How Old is our Church

 

No 5: Evidence for Church Knoll

We do not know whether today’s church was the first to be built on the same site but we can propose, with some confidence, that the earliest church in Penn was on Church Knoll, half a mile away in the valley to the north east.

The name itself offers the best evidence. The earliest written reference to it that I have seen is only mid-17th century but long-standing local place and road names can be taken seriously. Many have survived accurately and tenaciously over many hundreds and sometimes thousands of years. It does not matter that the society may well have been illiterate since illiteracy is particularly conducive to accurate oral transmission.

There is also very convincing support from the pattern of roads and footpaths which, in ancient countryside such as Penn, are very good indicators of settlement. I suggested in an earlier article (part 3) that prior to the connection with Taplow, Penn was part of a Saxon royal estate centred on Burnham. The focus of roads into Penn from Bumham, via Beaconsfield, is on Church Knoll.

Until the 1840’s, Witheridge Lane, the main road that we now drive along from Beaconsfield, turned off at Penbury Farm which was, according to its name, the fortified manor house of Penn. Witheridge Lane continued on down to Church Knoll, then turned sharp left up the valley to ‘Withiheg’, a croft which is recorded in 1199 as belonging to the Turvilles, the overlords of the de la Penne family, which we now know as Puttenham Farm. Thus Witheridge Lane is so named because it led to Withiheg and Crown Lane was the only road up to today’s church from the Beaconsfield direction.

In the same way, the tortuous route between Penn church and Taplow, via Paul’s Hill, suggests that the manorial link between Penn and Taplow was later and artificial.  Elsewhere I have suggested it may well have been a military connection.

Another pointer to the secondary nature of the settlement around Penn church could be that it seems never to have had its own name in the same way as other hamlets like Knotty Green, Forty Green and Tylers Green. We assume today that it is called Penn but Vestry records refer to the area as Penn Church, reserving Penn for the parish as a whole.

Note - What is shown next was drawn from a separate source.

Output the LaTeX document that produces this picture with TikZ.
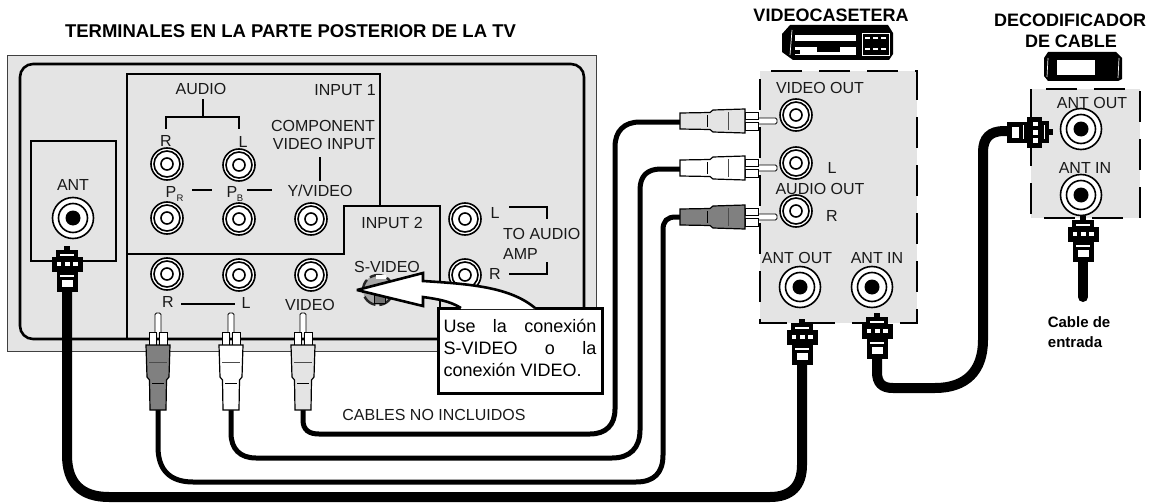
\documentclass[tikz,border=0pt]{standalone}
\usepackage{fontspec}
\setmainfont{Liberation Sans}
\definecolor{panel}{HTML}{E4E4E4}
\definecolor{plugdark}{HTML}{808080}
\tikzset{
  lbl/.style={inner sep=0pt,font=\fontsize{16}{18}\selectfont,text=black!90},
  ttl/.style={inner sep=0pt,font=\fontsize{18}{20}\bfseries\selectfont},
  thickline/.style={line width=2.6pt,line join=miter},
  tinline/.style={line width=1.3pt},
  cablethin/.style={line width=5pt},
  cablefat/.style={line width=10pt},
  ringo/.style={circle,draw=black,fill=white,inner sep=0pt,line width=1.6pt},
  pics/rca/.style={code={
    \draw[line width=.8pt,fill=white,rounded corners=1.5pt] (-3,20)--(-3,0)--(3,0)--(3,20);
    \draw[line width=.8pt,fill=white] (-9,32) rectangle (-1.5,19);
    \draw[line width=.8pt,fill=white] (1.5,32) rectangle (9,19);
    \draw[line width=1.2pt,fill=#1] (-12,32)--(12,32)--(11,64)--(8.5,67)--(8,97)--(-8,97)--(-8.5,67)--(-11,64)--cycle;
    \draw[line width=1pt,draw=black!70] (-9,49)--(9,49);
    \draw[line width=1pt] (-6,70)--(6,70);
  }},
  pics/fconn/.style={code={
    \fill (-3,0) rectangle (3,6);
    \fill (-11,4) rectangle (11,12);
    \fill (-15.5,11) rectangle (15.5,26);
    \fill (-10.5,25) rectangle (10.5,46);
    \fill[white] (-7,8) rectangle (7,9.5);
    \fill[white] (-10.5,15.5) rectangle (-6,20);
    \fill[white] (-2.5,15.5) rectangle (2.5,20);
    \fill[white] (6,15.5) rectangle (10.5,20);
    \fill[white] (-7,29) rectangle (7,30.5);
    \fill[white] (-5.5,34) rectangle (5.5,41);
  }},
}
\newcommand\smalljack[2]{%
  \node[ringo,minimum size=32pt] (#1) at (#2) {};
  \node[ringo,minimum size=26pt] (#1m) at (#2) {};
  \node[ringo,minimum size=12pt] (#1i) at (#2) {};}
\newcommand\bigjack[2]{%
  \node[ringo,minimum size=41pt] (#1) at (#2) {};
  \node[ringo,minimum size=29pt] (#1m) at (#2) {};
  \node[circle,fill=black,inner sep=0pt,minimum size=15pt] (#1i) at (#2) {};}
\begin{document}
\begin{tikzpicture}[x=1pt,y=-1pt]
\useasboundingbox (0,0) rectangle (1154,503);
% TV panel
\draw[line width=1pt,draw=black!75,fill=panel] (7,56) rectangle (596,351);
\draw[thickline,rounded corners=13pt] (20,64) rectangle (584,339);
\draw[thickline] (127,339)--(127,74)--(380,74)--(380,206);
\draw[thickline] (127,254)--(344,254)--(344,206)--(440,206)--(440,339);
\draw[tinline] (31,141) rectangle (116,261);
% panels for VCR and decoder
\fill[panel] (760,71) rectangle (917,323);
\draw[line width=1.5pt,dash pattern=on 31pt off 17pt,dash phase=-5pt] (766,71)--(917,71)--(917,323)--(760,323)--(760,71);
\fill[panel] (1031,89) rectangle (1140,218);
\draw[line width=1.5pt,dash pattern=on 31pt off 17pt,dash phase=-5pt] (1041,89)--(1140,89)--(1140,218)--(1031,218)--(1031,89);
% brackets and label rules
\draw[tinline] (203,99)--(203,117);
\draw[tinline] (166,129)--(166,117)--(239,117)--(239,129);
\draw[tinline] (320,157)--(320,181);
\draw[tinline] (192,190)--(212,190);
\draw[tinline] (247,190)--(272,190);
\draw[tinline] (509,207)--(547,207)--(547,219);
\draw[tinline] (509,274)--(547,274)--(547,262);
\draw[tinline] (181,304)--(235,304);
% jacks
\smalljack{ja}{167,164}
\smalljack{jb}{239,165}
\smalljack{jc}{167,218}
\smalljack{jd}{239,219}
\smalljack{je}{311,219}
\smalljack{jf}{167,274}
\smalljack{jg}{239,275}
\smalljack{jh}{311,275}
\smalljack{ji}{465,219}
\smalljack{jj}{465,275}
\smalljack{va}{796,115}
\smalljack{vb}{796,163}
\smalljack{vc}{796,211}
\bigjack{ant}{73,218}
\bigjack{vo}{800,287}
\bigjack{vi}{872,287}
\bigjack{do}{1081,129}
\bigjack{di}{1081,195}
% S-video socket
\node[circle,draw=black!85,fill=black!35,line width=2.4pt,dash pattern=on 14pt off 4pt,minimum size=30pt,inner sep=0pt] (sv) at (378,290) {};
\node[fill=white,minimum width=10pt,minimum height=4pt,inner sep=0pt] (sva) at (381,277) {};
\node[fill=black!55,draw=black,line width=.5pt,minimum width=11pt,minimum height=8pt,inner sep=0pt] (svb) at (380,299) {};
% labels
\node[ttl,font=\fontsize{18.5}{20}\bfseries\selectfont] (t1) at (290.5,31) {TERMINALES EN LA PARTE POSTERIOR DE LA TV};
\node[ttl] (t2) at (831,15) {VIDEOCASETERA};
\node[ttl] (t3) at (1070,20) {DECODIFICADOR};
\node[ttl] (t4) at (1071,41) {DE CABLE};
\node[lbl] (l1) at (201,89) {AUDIO};
\node[lbl] (l2) at (345,90) {INPUT 1};
\node[lbl] (l3) at (166,141) {R};
\node[lbl] (l4) at (243,142) {L};
\node[lbl] (l5) at (323,126) {COMPONENT};
\node[lbl] (l6) at (324,144) {VIDEO INPUT};
\node[lbl] (l7) at (320,191) {Y/VIDEO};
\node[lbl] (l8) at (171,192) {P};
\node[lbl,font=\fontsize{9.5}{10}\selectfont] (l9) at (180,198) {R};
\node[lbl] (l10) at (232,192) {P};
\node[lbl,font=\fontsize{9.5}{10}\selectfont] (l11) at (240,198) {B};
\node[lbl] (l12) at (73,185) {ANT};
\node[lbl] (l13) at (392,223) {INPUT 2};
\node[lbl] (l14) at (387,267) {S-VIDEO};
\node[lbl] (l15) at (495,213) {L};
\node[lbl,anchor=west] (l16) at (503,234) {TO AUDIO};
\node[lbl,anchor=west] (l17) at (503,254) {AMP};
\node[lbl] (l18) at (495,274) {R};
\node[lbl] (l19) at (168,302) {R};
\node[lbl] (l20) at (246,303) {L};
\node[lbl] (l21) at (310,305) {VIDEO};
\node[lbl] (l22) at (434,415) {CABLES NO INCLUIDOS};
\node[lbl] (l23) at (820,88) {VIDEO OUT};
\node[lbl] (l24) at (832,168) {L};
\node[lbl] (l25) at (820,189) {AUDIO OUT};
\node[lbl] (l26) at (832,216) {R};
\node[lbl] (l27) at (797,258) {ANT OUT};
\node[lbl] (l28) at (877,258) {ANT IN};
\node[lbl] (l29) at (1092,103) {ANT OUT};
\node[lbl] (l30) at (1085,168) {ANT IN};
\node[inner sep=0pt,font=\fontsize{15}{17}\bfseries\selectfont] (l31) at (1079,322) {Cable de};
\node[inner sep=0pt,font=\fontsize{15}{17}\bfseries\selectfont] (l32) at (1075,342) {entrada};
% cable anchor points
\coordinate (cVa) at (303,409);
\coordinate (cVb) at (681,122);
\coordinate (cLa) at (231,409);
\coordinate (cLb) at (681,169);
\coordinate (cRa) at (158,409);
\coordinate (cRb) at (681,217);
\coordinate (cAa) at (67,288);
\coordinate (cAb) at (802,362);
\coordinate (cIa) at (877,356);
\coordinate (cIb) at (1011,131);
\coordinate (cEa) at (1083,258);
\coordinate (cEb) at (1083,297);
% cables
\draw[cablethin] (cVa)--(303,420) .. controls (303,430) and (309,434) .. (319,434) -- (590,434) .. controls (606,434) and (615,425) .. (615,409) -- (615,147) .. controls (615,131) and (624,122) .. (640,122) -- (cVb);
\draw[cablethin] (cLa)--(231,433) .. controls (231,449) and (240,458) .. (256,458) -- (612,458) .. controls (630,458) and (640,448) .. (640,430) -- (640,190) .. controls (640,176) and (647,169) .. (661,169) -- (cLb);
\draw[cablethin] (cRa)--(158,447) .. controls (158,470) and (170,482) .. (193,482) -- (636,482) .. controls (654,482) and (663,473) .. (663,455) -- (663,230) .. controls (663,221) and (667,217) .. (676,217) -- (cRb);
\draw[cablefat] (cAa)--(67,455) .. controls (67,483) and (81,497) .. (109,497) -- (770,497) .. controls (791,497) and (802,486) .. (802,465) -- (cAb);
\draw[cablefat] (cIa)--(877,372) .. controls (877,383) and (882,388) .. (893,388) -- (935,388) .. controls (966,388) and (983,371) .. (983,340) -- (983,152) .. controls (983,138) and (990,131) .. (1004,131) -- (cIb);
\draw[line width=10pt,line cap=round] (cEa)--(cEb);
% connectors
\pic at (158,313) {rca=plugdark};
\pic at (231,313) {rca=white};
\pic at (303,313) {rca=panel};
\pic[rotate=-90] at (777,121) {rca=panel};
\pic[rotate=-90] at (777,168) {rca=white};
\pic[rotate=-90] at (777,217) {rca=plugdark};
\pic at (67,246) {fconn};
\pic at (802,319) {fconn};
\pic at (877,313) {fconn};
\pic at (1083,216) {fconn};
\pic[rotate=-90] at (1053,132) {fconn};
% VCR icon
\fill (782,34)--(790,25)--(888,25)--(893,33)--(893,54)--(889,60)--(793,60)--(782,52)--cycle;
\fill[white] (795,35) rectangle (856,41);
\fill[white] (795,47) rectangle (856,55);
\fill (817,47) rectangle (840,52);
\fill (795,50) rectangle (800,54);
\draw[white,line width=.7pt] (792,30)--(790,55);
\draw[white,line width=.7pt] (862,33) rectangle (889,55);
\draw[white,line width=1.2pt,dash pattern=on 5pt off 3pt] (865,38)--(887,38);
\draw[white,line width=1.2pt,dash pattern=on 5pt off 3pt] (865,49)--(887,49);
% decoder icon
\fill (1044,58)--(1048,52)--(1116,52)--(1122,58)--(1122,79)--(1118,81)--(1048,81)--(1044,76)--cycle;
\fill[white] (1057,60) rectangle (1095,75);
\draw[white,line width=.7pt] (1048,58)--(1047,77);
\draw[white,line width=.7pt] (1119,58)--(1118,78);
% callout
\draw[line width=3pt,fill=white] (438,308) rectangle (602,393);
\fill[white] (357,290)--(423,273)--(423,281) .. controls (470,284) and (510,287) .. (535,309)--(461,309) .. controls (450,301) and (437,299) .. (423,297)--(423,306)--cycle;
\draw[line width=2.6pt,line join=miter,miter limit=3] (535,308) .. controls (510,287) and (470,284) .. (423,281)--(423,273)--(357,290)--(423,306)--(423,297) .. controls (437,299) and (450,301) .. (461,308);
\node[inner sep=0pt,align=left,font=\fontsize{18}{22}\selectfont] (note) at (520,348) {%
  \makebox[153pt][s]{Use\hfill la\hfill conexión}\\
  \makebox[153pt][s]{S-VIDEO\hfill o\hfill la}\\
  \makebox[153pt][l]{conexión VIDEO.}};
\end{tikzpicture}
\end{document}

The Tithe Map of 1838 shows about 50 acres of woods and fields along Penn Bottom up to Church Knoll all sharing the name Downham (Downham Grove still appears on modem maps). Downham may possibly have been the earlier name for a Saxon hamlet around Church Knoll which sits on (still) common land right at the centre of the parish, overlooked by the fortified manor house at Penbury. We would need an earlier spelling to know whether Downham meant ‘hill village’ (down ham) or ‘at the hills’ (dunum).